Bien que les céréales ne proviennent pas du département, la Berlue mérite pourtant son titre de « bière locale » à bien d’autres égards. Tout d’abord parce que tout le processus de transformation a lieu à Gaillac. Mais également parce que son réseau de diffusion reste très local s’étendant, au maximum, dans les départements voisins avec des livraisons effectuées dans les bars spécialisés toulousains. Enfin, la Berlue est une bière locale parce qu’elle dynamise tout un écosystème de proximité. « Par exemple nous donnons nos drèches [résidu du brassage des céréales – ndlr], à un éleveur de Castelnau-de-Montmiral, un village voisin, pour nourrir ses bêtes ». Et preuve que la brasserie s’est totalement intégrée à la vie locale : « notre clientèle vient majoritairement grâce au bouche à oreille. Nous n’avons jamais fait aucune pub », se réjouit Mathieu.
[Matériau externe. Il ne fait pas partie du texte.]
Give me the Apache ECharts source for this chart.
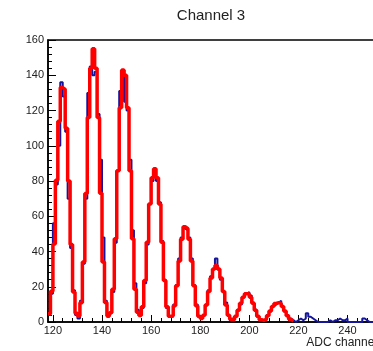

« Retour à l’authenticité »

Si la Berlue a peu de mal à se faire connaître, c’est parce que depuis quelques années, la bière artisanale a le vent en poupe. « Le nombre de brasseries a doublé en Occitanie entre 2016 et 2019, passant de 120 à plus de 200 », indique le Syndicat des Brasseurs Indépendants (SNBI). Cette situation est semblable à l’échelle de la France où on totalise 1500 brasseurs indépendants. Et ce, malgré le « contrat brasseur » dénoncé par Cédric.

« Ce boom de la microbrasserie, je l’explique par la lassitude du public pour une bière aseptisée, la recherche d’un retour à l’authenticité », explique Mathieu. Une bière différente, ni stérilisée ni pasteurisée, dont la levure est vivante... ce n’est pourtant pas une nouveauté en France. « Au début du XXe siècle, pratiquement chaque village avait sa brasserie, il y avait des milliers de goûts différents », rappelle Cédric.

Cette richesse de goûts, les microbrasseurs essaient de la retrouver. Et lorsqu’on demande à Mathieu s’il n’a pas peur que, sur ce nouveau marché en plein expansion, la concurrence soit trop forte, c’est serein qu’il nous répond : « Dans le Tarn on est 13 brasseurs et il doit bien y avoir plus d’une centaine de vignerons. Ils vivent bien ! L’important c’est de ne pas devenir trop gros pour qu’il y en ait pour tout le monde ». Un juste partage.